I recently had an opportunity to speak about being successful with offshore partners. Having worked with several partners in my career, I was fortunate to be able to have some experiences to draw on. There were three themes I eventually landed on:
- People versus resources
- Relationships versus transactions
- Collaboration versus isolation
People versus Resources
The language we use is a reflection of our thoughts and shapes future thoughts. So here's a simple question: Do you report the number of people or the number of resources you have offshore? You see, resources are interchangeable and anonymous. People are flesh and blood.
Several years ago, my former manager began penalizing our team every time we referenced our partner either by their country ("I don't know how that happened, Antarctica tested that feature") or by their company name ("I can't believe Igloo Offshore would have coded it that way!"). She forced us each to examine the way we viewed them. Were they simply a group of disposable parts? Or were they committed and loyal people, just like us.
And guess what? Things changed. Professional respect across the two teams emerged. As people visited (every try to buy a round trip air ticket for a 'resource'?) back and forth, we began to learn names of our counterparts. Phone calls, instant messaging, and web cams became the preferred method of communicating.

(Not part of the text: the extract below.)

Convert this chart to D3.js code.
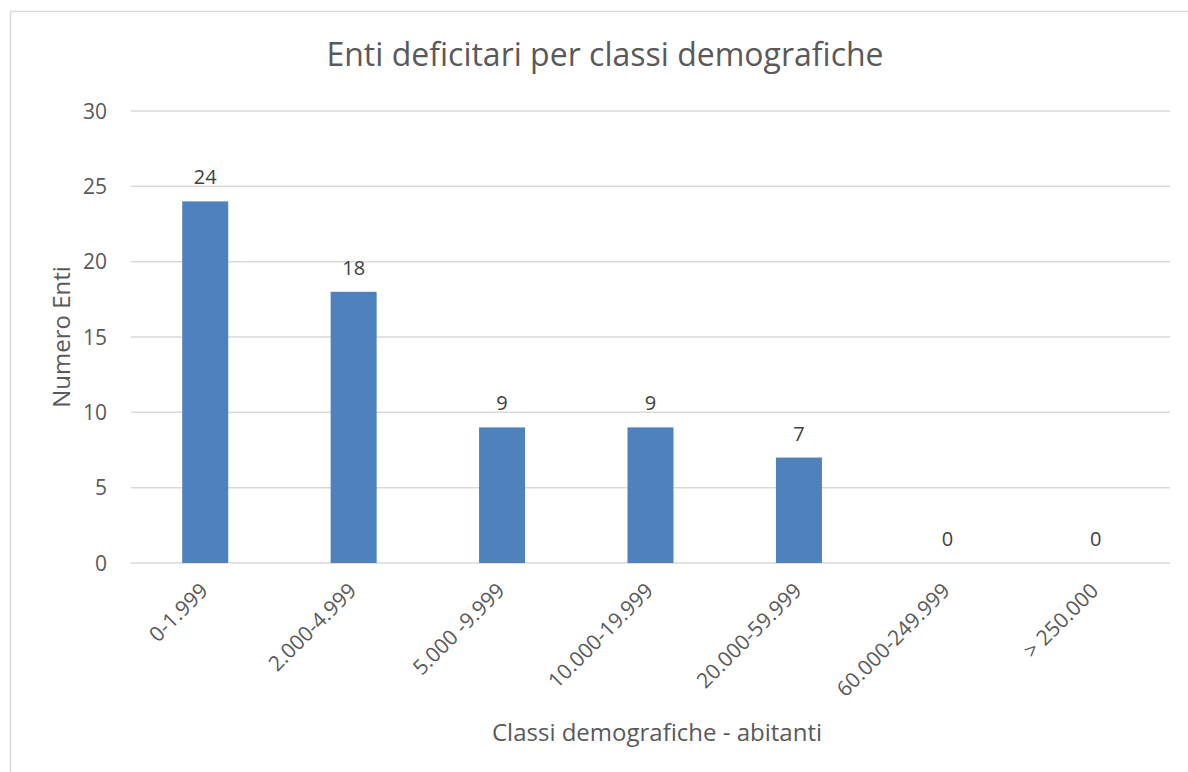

More importantly, we built trust. My manager was on to something those years ago. She knew that when a person has a name, they are real.
Relationships versus Transactions
Once we began to see our partner as a collection of people, this next distinction sort of fell into place. You can't have a relationship with a resource. You go to an ATM and withdraw money from a machine, not from Bob. Once we began to know each other as people, we evolved to a new relationship. We became interested in career development on both sides. We deepened our relationships with their families during visits.
OK, you might be asking what this has to do with costs and productivity. And that, I assure you, is my point. Sure, you can get what you negotiate for in terms of transactions (do project X by March for Y dollars.) But our product isn't piece meal. It is a living, breathing product that evolves over time. I can't afford to have people coming on and off my project, all the while keeping the "resource count" level.
That's the punch line.
Our relationships are the bond that allows for continuity. We have wonderfully low turnover and deep experience with our offshore team. I fundamentally believe that is a result of the relationships among people from both sides. It's more than just a cool project on the resume. It about being on a world-class team with people you care about.
Collaboration versus Isolation
This too is a natural extension of the previous point. We don't distinguish between whether a person is here or there, with the exception of a few key customer facing positions. In other words, if a test lead is better situated there, then so be it.
We often have feature (scrum) teams comprised of people from both us and our partner. And because of the strong relationship, they work well together. Not only in a "feel good" sense, but in a hard core results delivered sense. People work hard for each other because they know each other. They have shared a meal together. They know about each other's families and celebrations. They have worked side by side together.
So when we need that push, we get much more than compliance because we are the customer. We get the energy, the passion, and the loyalty that is the difference in being able to deliver great software.
Ironically, these themes are exactly the way you should be treating your onshore team members already. Ultimately, it's about being able to look across your two organizations and see one team.